Exercise description: Only the lines from the top of the listing below to the line that has "horizon = np.arange(1, 49)" should be echoed, with both ends kept and pictures left out.

+++

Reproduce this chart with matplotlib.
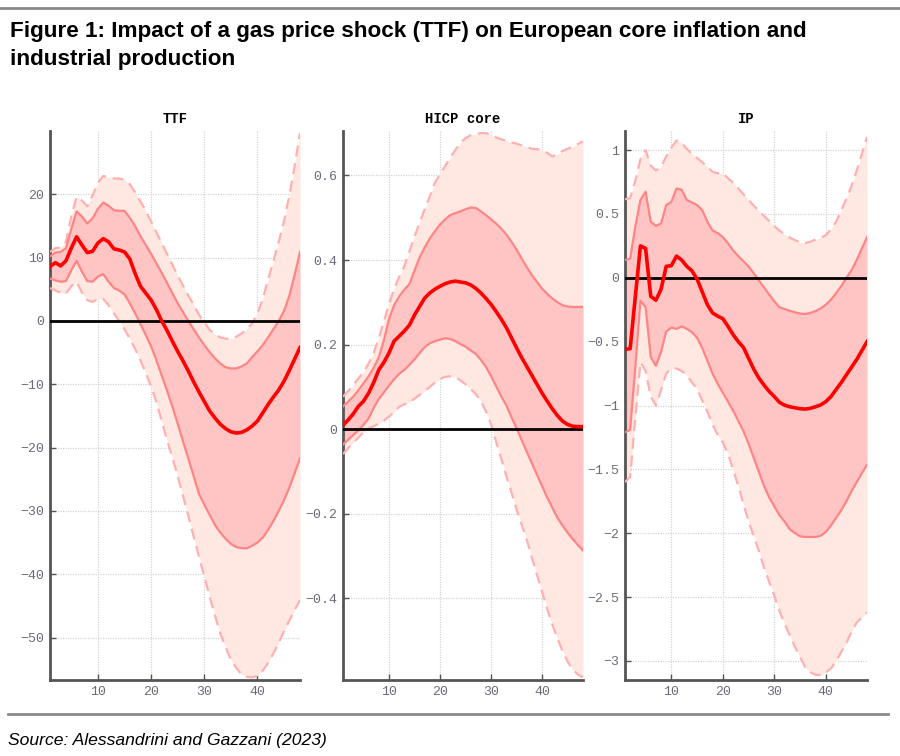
"""Impulse responses to a TTF gas price shock: TTF, HICP core, IP."""

import matplotlib
import matplotlib.pyplot as plt
import numpy as np

matplotlib.use("Agg")

# ── data ─────────────────────────────────────────────────────────────────────

horizon = np.arange(1, 49)

ttf_median = [8.6, 9.2, 8.7, 9.5, 11.5, 13.3, 12.0, 10.8, 11.0, 12.3, 13.0, 12.5,
              11.4, 11.2, 10.9, 9.8, 7.5, 5.5, 4.4, 3.3, 1.8, 0.0, -1.5, -3.2,
              -4.8, -6.3, -7.9, -9.6, -11.2, -12.7, -14.2, -15.3, -16.3, -17.0,
              -17.5, -17.7, -17.6, -17.2, -16.6, -15.8, -14.5, -13.2, -12.0,
              -10.9, -9.5, -7.8, -6.0, -4.2]
ttf_hi68 = [10.2, 10.8, 10.9, 11.5, 14.5, 17.3, 16.5, 15.4, 16.2, 17.7, 18.7, 18.2,
            17.5, 17.4, 17.4, 16.3, 15.0, 13.4, 12.0, 10.6, 9.1, 7.6, 6.0, 4.4,
            2.8, 1.4, 0.0, -1.3, -2.6, -3.8, -4.9, -5.9, -6.7, -7.3, -7.5, -7.5,
            -7.2, -6.7, -5.7, -4.8, -3.8, -2.6, -1.3, 0.0, 1.6, 4.0, 7.3, 10.9]
ttf_lo68 = [6.7, 6.4, 6.2, 6.3, 8.0, 9.5, 7.8, 6.3, 6.2, 7.0, 7.4, 6.2, 5.2, 4.8,
            4.2, 2.8, 1.2, -0.5, -2.2, -4.0, -6.2, -8.6, -11.0, -13.5, -16.2,
            -19.0, -21.7, -24.5, -27.3, -29.0, -30.6, -32.2, -33.4, -34.4, -35.2,
            -35.7, -35.9, -35.9, -35.5, -35.0, -34.2, -33.0, -31.6, -30.0, -28.3,
            -26.3, -24.0, -21.7]
ttf_hi90 = [10.9, 11.5, 11.6, 12.5, 16.5, 19.6, 19.0, 18.1, 19.8, 21.8, 22.9, 22.7,
            22.5, 22.5, 22.3, 21.6, 20.3, 18.9, 17.4, 15.7, 14.0, 12.3, 10.6, 8.9,
            7.2, 5.6, 4.0, 2.6, 1.0, -0.2, -1.4, -2.1, -2.6, -2.8, -2.8, -2.5,
            -2.0, -1.3, -0.4, 1.2, 3.5, 6.5, 9.5, 12.5, 15.8, 19.8, 24.5, 29.7]
ttf_lo90 = [5.2, 4.8, 4.5, 4.3, 5.5, 6.2, 4.5, 3.3, 3.0, 3.5, 3.5, 2.5, 1.2, 0.0,
            -1.3, -2.8, -4.4, -6.2, -8.2, -10.3, -12.8, -15.8, -18.8, -21.5,
            -24.5, -27.6, -30.8, -34.0, -37.2, -40.3, -43.5, -46.5, -49.3, -51.5,
            -53.5, -54.8, -55.8, -56.2, -56.3, -56.0, -55.2, -54.0, -52.5, -50.8,
            -49.0, -47.3, -45.6, -44.1]

hicp_median = [0.009, 0.022, 0.036, 0.054, 0.066, 0.085, 0.11, 0.14, 0.158, 0.18,
               0.208, 0.22, 0.232, 0.246, 0.27, 0.29, 0.31, 0.322, 0.331, 0.338,
               0.344, 0.348, 0.35, 0.348, 0.346, 0.341, 0.333, 0.322, 0.309,
               0.295, 0.278, 0.26, 0.24, 0.216, 0.192, 0.169, 0.148, 0.127,
               0.106, 0.085, 0.066, 0.048, 0.032, 0.019, 0.011, 0.007, 0.006, 0.006]
hicp_hi68 = [0.054, 0.065, 0.077, 0.092, 0.108, 0.125, 0.145, 0.17, 0.21, 0.26,
             0.293, 0.314, 0.33, 0.343, 0.375, 0.406, 0.43, 0.451, 0.468, 0.484,
             0.496, 0.506, 0.511, 0.515, 0.52, 0.524, 0.523, 0.515, 0.506, 0.496,
             0.486, 0.474, 0.46, 0.443, 0.424, 0.403, 0.383, 0.364, 0.348, 0.332,
             0.32, 0.309, 0.3, 0.293, 0.29, 0.289, 0.289, 0.289]
hicp_lo68 = [-0.036, -0.025, -0.014, -0.003, 0.01, 0.025, 0.05, 0.071, 0.087,
             0.103, 0.118, 0.131, 0.14, 0.152, 0.165, 0.18, 0.194, 0.203, 0.208,
             0.212, 0.215, 0.213, 0.208, 0.201, 0.195, 0.186, 0.178, 0.164, 0.147,
             0.125, 0.101, 0.077, 0.056, 0.028, 0.002, -0.026, -0.054, -0.081,
             -0.108, -0.135, -0.162, -0.186, -0.21, -0.228, -0.245, -0.26, -0.274,
             -0.287]
hicp_hi90 = [0.077, 0.09, 0.104, 0.12, 0.135, 0.155, 0.18, 0.215, 0.255, 0.295,
             0.332, 0.36, 0.385, 0.42, 0.455, 0.488, 0.52, 0.55, 0.583, 0.603,
             0.622, 0.642, 0.66, 0.677, 0.688, 0.695, 0.698, 0.7, 0.7, 0.696, 0.69,
             0.685, 0.682, 0.678, 0.675, 0.671, 0.667, 0.663, 0.662, 0.66, 0.653,
             0.645, 0.65, 0.658, 0.663, 0.668, 0.674, 0.681]
hicp_lo90 = [-0.059, -0.045, -0.032, -0.02, -0.007, 0.002, 0.007, 0.013, 0.02, 0.03,
             0.04, 0.053, 0.059, 0.063, 0.072, 0.081, 0.09, 0.1, 0.11, 0.118,
             0.124, 0.125, 0.123, 0.115, 0.106, 0.095, 0.083, 0.066, 0.042, 0.012,
             -0.03, -0.07, -0.112, -0.15, -0.19, -0.226, -0.262, -0.304, -0.345,
             -0.385, -0.425, -0.462, -0.495, -0.525, -0.55, -0.568, -0.58, -0.587]

ip_median = [-0.56, -0.555, -0.15, 0.25, 0.23, -0.145, -0.175, -0.09, 0.09, 0.095,
             0.17, 0.14, 0.09, 0.055, -0.01, -0.11, -0.21, -0.275, -0.3, -0.32,
             -0.38, -0.445, -0.5, -0.545, -0.63, -0.715, -0.785, -0.84, -0.89,
             -0.93, -0.975, -0.998, -1.01, -1.018, -1.025, -1.028, -1.022, -1.01,
             -0.995, -0.97, -0.93, -0.875, -0.82, -0.76, -0.7, -0.64, -0.57, -0.5]
ip_hi68 = [0.14, 0.15, 0.4, 0.61, 0.675, 0.44, 0.407, 0.425, 0.57, 0.595, 0.7, 0.69,
           0.61, 0.59, 0.57, 0.53, 0.44, 0.37, 0.35, 0.32, 0.27, 0.215, 0.17, 0.13,
           0.09, 0.035, -0.02, -0.075, -0.13, -0.185, -0.23, -0.245, -0.258, -0.27,
           -0.28, -0.283, -0.275, -0.26, -0.24, -0.21, -0.17, -0.12, -0.065, 0.0,
           0.06, 0.14, 0.23, 0.318]
ip_lo68 = [-1.21, -1.19, -0.7, -0.18, -0.23, -0.62, -0.69, -0.58, -0.42, -0.39,
           -0.4, -0.38, -0.4, -0.425, -0.47, -0.55, -0.65, -0.75, -0.83, -0.9,
           -0.97, -1.04, -1.12, -1.2, -1.3, -1.41, -1.52, -1.63, -1.72, -1.79,
           -1.86, -1.91, -1.97, -2.0, -2.025, -2.03, -2.03, -2.03, -2.02, -1.99,
           -1.94, -1.88, -1.82, -1.75, -1.67, -1.6, -1.53, -1.465]
ip_hi90 = [0.615, 0.625, 0.76, 0.93, 1.0, 0.88, 0.84, 0.87, 0.95, 1.02, 1.075, 1.06,
           1.01, 0.97, 0.94, 0.905, 0.87, 0.83, 0.82, 0.82, 0.78, 0.745, 0.7, 0.655,
           0.61, 0.565, 0.525, 0.485, 0.445, 0.405, 0.37, 0.34, 0.315, 0.295, 0.278,
           0.272, 0.283, 0.3, 0.315, 0.333, 0.38, 0.44, 0.53, 0.62, 0.72, 0.84,
           0.97, 1.105]
ip_lo90 = [-1.6, -1.56, -1.1, -0.66, -0.73, -0.93, -1.0, -0.88, -0.75, -0.71, -0.71,
           -0.73, -0.76, -0.82, -0.87, -0.96, -1.05, -1.15, -1.23, -1.29, -1.38,
           -1.5, -1.63, -1.77, -1.91, -2.02, -2.14, -2.27, -2.38, -2.49, -2.61,
           -2.71, -2.8, -2.89, -2.97, -3.05, -3.09, -3.11, -3.11, -3.09, -3.06,
           -3.0, -2.93, -2.86, -2.77, -2.7, -2.66, -2.62]

panel_titles = ["TTF", "HICP core", "IP"]
ttf_yticks = [-50, -40, -30, -20, -10, 0, 10, 20]
hicp_yticks = [-0.4, -0.2, 0, 0.2, 0.4, 0.6]
ip_yticks = [-3, -2.5, -2, -1.5, -1, -0.5, 0, 0.5, 1]
x_ticks = [10, 20, 30, 40]

# ── styling ──────────────────────────────────────────────────────────────────

MONO = "Liberation Mono"
TICK_COLOR = "#6b6b78"
SPINE_COLOR = "#555555"
OUTER_FILL = "#ffe8e2"
INNER_FILL = "#ffc4c4"
OUTER_EDGE = "#ffb0b0"
INNER_EDGE = "#ff8585"
MEDIAN_COLOR = "#ff0000"


def _fmt(v: float) -> str:
    if v == 0:
        return "0"
    s = f"{v:g}"
    return s.replace("-", "\u2212")


def _draw_panel(ax, title, med, lo68, hi68, lo90, hi90, yticks, ylim):
    ax.fill_between(horizon, lo90, hi90, color=OUTER_FILL, lw=0, zorder=1)
    ax.fill_between(horizon, lo68, hi68, color=INNER_FILL, lw=0, zorder=2)
    for band in (lo90, hi90):
        ax.plot(horizon, band, color=OUTER_EDGE, lw=1.6, ls=(0, (5, 3)), zorder=3)
    for band in (lo68, hi68):
        ax.plot(horizon, band, color=INNER_EDGE, lw=1.6, zorder=3)
    ax.axhline(0, color="black", lw=2, zorder=4)
    ax.plot(horizon, med, color=MEDIAN_COLOR, lw=2.6, zorder=5)

    ax.set_xlim(1, 48)
    ax.set_ylim(*ylim)
    ax.set_xticks(x_ticks)
    ax.set_yticks(yticks)
    ax.set_yticklabels([_fmt(v) for v in yticks])
    ax.grid(True, color="#d4d4d4", lw=0.9, ls=(0, (1, 1)), zorder=0)
    ax.set_axisbelow(True)
    for side in ("top", "right"):
        ax.spines[side].set_visible(False)
    for side in ("left", "bottom"):
        ax.spines[side].set_color(SPINE_COLOR)
        ax.spines[side].set_linewidth(2)
    ax.tick_params(direction="in", length=4, width=1, color=SPINE_COLOR,
                   labelcolor=TICK_COLOR, labelsize=9.5, pad=4)
    for lab in ax.get_xticklabels() + ax.get_yticklabels():
        lab.set_fontfamily(MONO)
    ax.set_title(title, fontfamily=MONO, fontweight="bold", fontsize=10, pad=6)


# ── figure ───────────────────────────────────────────────────────────────────

plt.rcParams["font.family"] = ["Liberation Sans", "DejaVu Sans"]
fig = plt.figure(figsize=(9, 7.56), dpi=100)

H = 756.0
W = 900.0
ax_bottom = (H - 680) / H
ax_height = (680 - 131) / H
axes = [
    fig.add_axes([50 / W, ax_bottom, 250 / W, ax_height]),
    fig.add_axes([343 / W, ax_bottom, 240 / W, ax_height]),
    fig.add_axes([625 / W, ax_bottom, 242 / W, ax_height]),
]

_draw_panel(axes[0], panel_titles[0], ttf_median, ttf_lo68, ttf_hi68,
            ttf_lo90, ttf_hi90, ttf_yticks, (-56.7, 30))
_draw_panel(axes[1], panel_titles[1], hicp_median, hicp_lo68, hicp_hi68,
            hicp_lo90, hicp_hi90, hicp_yticks, (-0.593, 0.705))
_draw_panel(axes[2], panel_titles[2], ip_median, ip_lo68, ip_hi68,
            ip_lo90, ip_hi90, ip_yticks, (-3.15, 1.15))

# rules, heading and source
fig.add_artist(plt.Line2D([0, 1], [1 - 8 / H, 1 - 8 / H], color="#8a8a8a", lw=2))
fig.add_artist(plt.Line2D([8 / W, 888 / W], [1 - 714 / H, 1 - 714 / H],
                          color="#8a8a8a", lw=2))
fig.text(10 / W, 1 - 21 / H,
         "Figure 1: Impact of a gas price shock (TTF) on European core inflation and\n"
         "industrial production",
         ha="left", va="top", fontsize=16.2, fontweight="bold", linespacing=1.45)
fig.text(8 / W, 1 - 741 / H, "Source: Alessandrini and Gazzani (2023)",
         ha="left", va="center", fontsize=12.6, style="italic")

fig.savefig("out.png", dpi=100)
plt.close(fig)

+++

Exercise answer:
Reproduce this chart with matplotlib.
"""Impulse responses to a TTF gas price shock: TTF, HICP core, IP."""

import matplotlib
import matplotlib.pyplot as plt
import numpy as np

matplotlib.use("Agg")

# ── data ─────────────────────────────────────────────────────────────────────

horizon = np.arange(1, 49)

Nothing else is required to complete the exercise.